A new show, titled, Persistence of Memory, going on at Mumbai’s Akara Art brings to fore the intrinsic relationship thet existes between a painted image and human memory. In a large way, what distinguishes this process from many other image making methods is the arc of time in which it is made and changed by the process of re thinking, reworking and redoing—a transformation always beside and beyond the first idea and sketch of it.
The artists in this exhibition frequent this process in their own ways—often creating works carrying multiple meanings through their varied approach to the process of painting. Their works in the exhibition portray a range of subjects from autobiographical accounts to observed notes on the everyday life and from critiques to hope in times of the changing landscape around them. They strive to keep the hand drawn and hand-painted techniques alive, often as an act of remembering, through their individually expressive and nuanced vocabularies.
The exhibition displays works by Anil Thambai, Anupama Alias, Ekta Singha, Kaushik Saha, Prasad K.P., Sajeev Visweswaran, Sujith S.N.
Anil Thambai revisits the process of building a piece of architecture. In his drawings of different kinds of buildings, he is evoking nostalgia for lost time through which a piece of architecture emerges. He investigates the relationship between space in its physicality and in its temporality. Though none of his drawings refer to a specific building that we can identify, he is able to instill an image of buildings from a shared historical past, that are perhaps fictional and/or no longer exist.
Sujith S.N.’s current body of work takes from two processes as references—he took photos along with his studies in watercolour as the two methods of documentation of Dahisar River in the suburbs of Mumbai. In his painting about the river, he traces its decay over the seven years that he has lived in the city. The decadence of the river poses an ethical question and he constantly engages with it in his current body of work. What constitutes the idea of a river especially after a tumultuous change has occurred in the landscape because of it? What happens to the creatures inside the river and the ones around it when it becomes stagnant and is no longer a source of life? He reflects on the idea of the changing river but still keeps room for the painting to lend its own voice and interpretation. He leaves the viewer with an expression poetic in its rendering and accidental in its meaning.

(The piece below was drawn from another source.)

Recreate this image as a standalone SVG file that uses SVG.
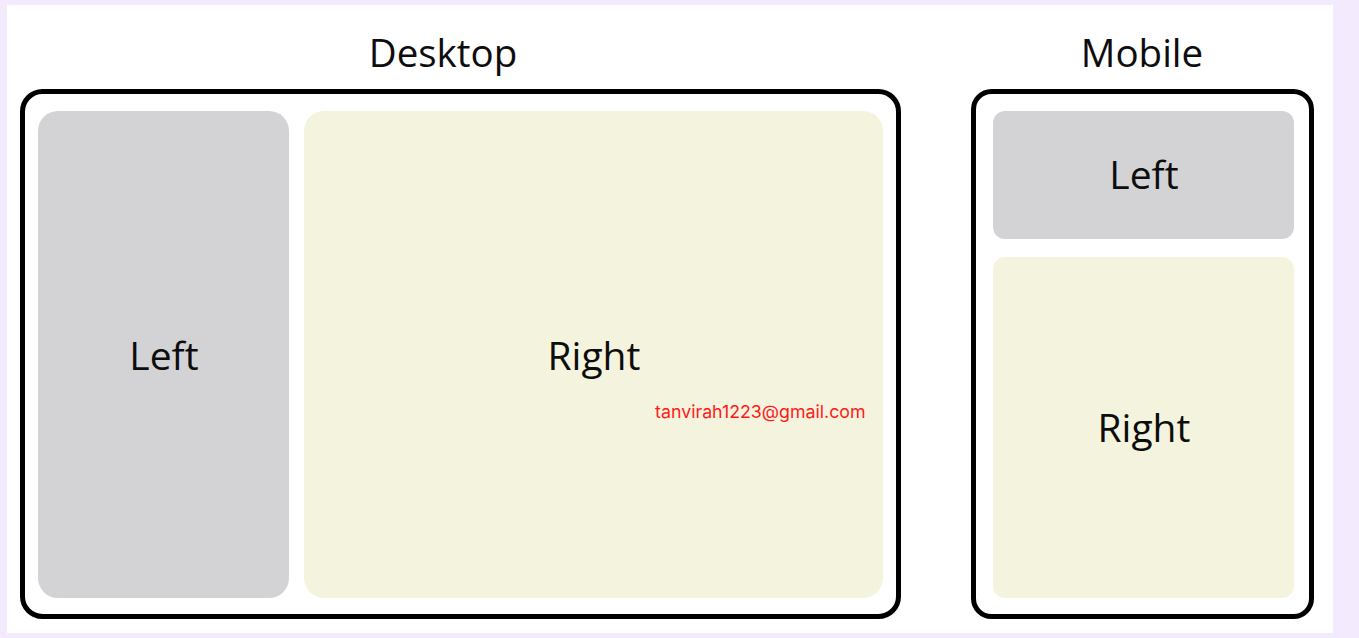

Evidently, the painting of a landscape conceals more meanings than it reveals under the garb of its obvious beauty. One can see this in the recent body of work by Prasad K.P., an artist from rural Kerala. Prasad has a love for nature and depicting the landscape, and within that dwells a longing for and a belief in a utopic view of the world. The everyday life in the village is a source of inspiration for Prasad and he is fascinated by the inter relationship between humans, animals, insects, plants, birds and even rocks, mountains in this context. His work provides a carefully meditated outlook to this world view where landscape and beauty are intertwined to portray what is essential about life.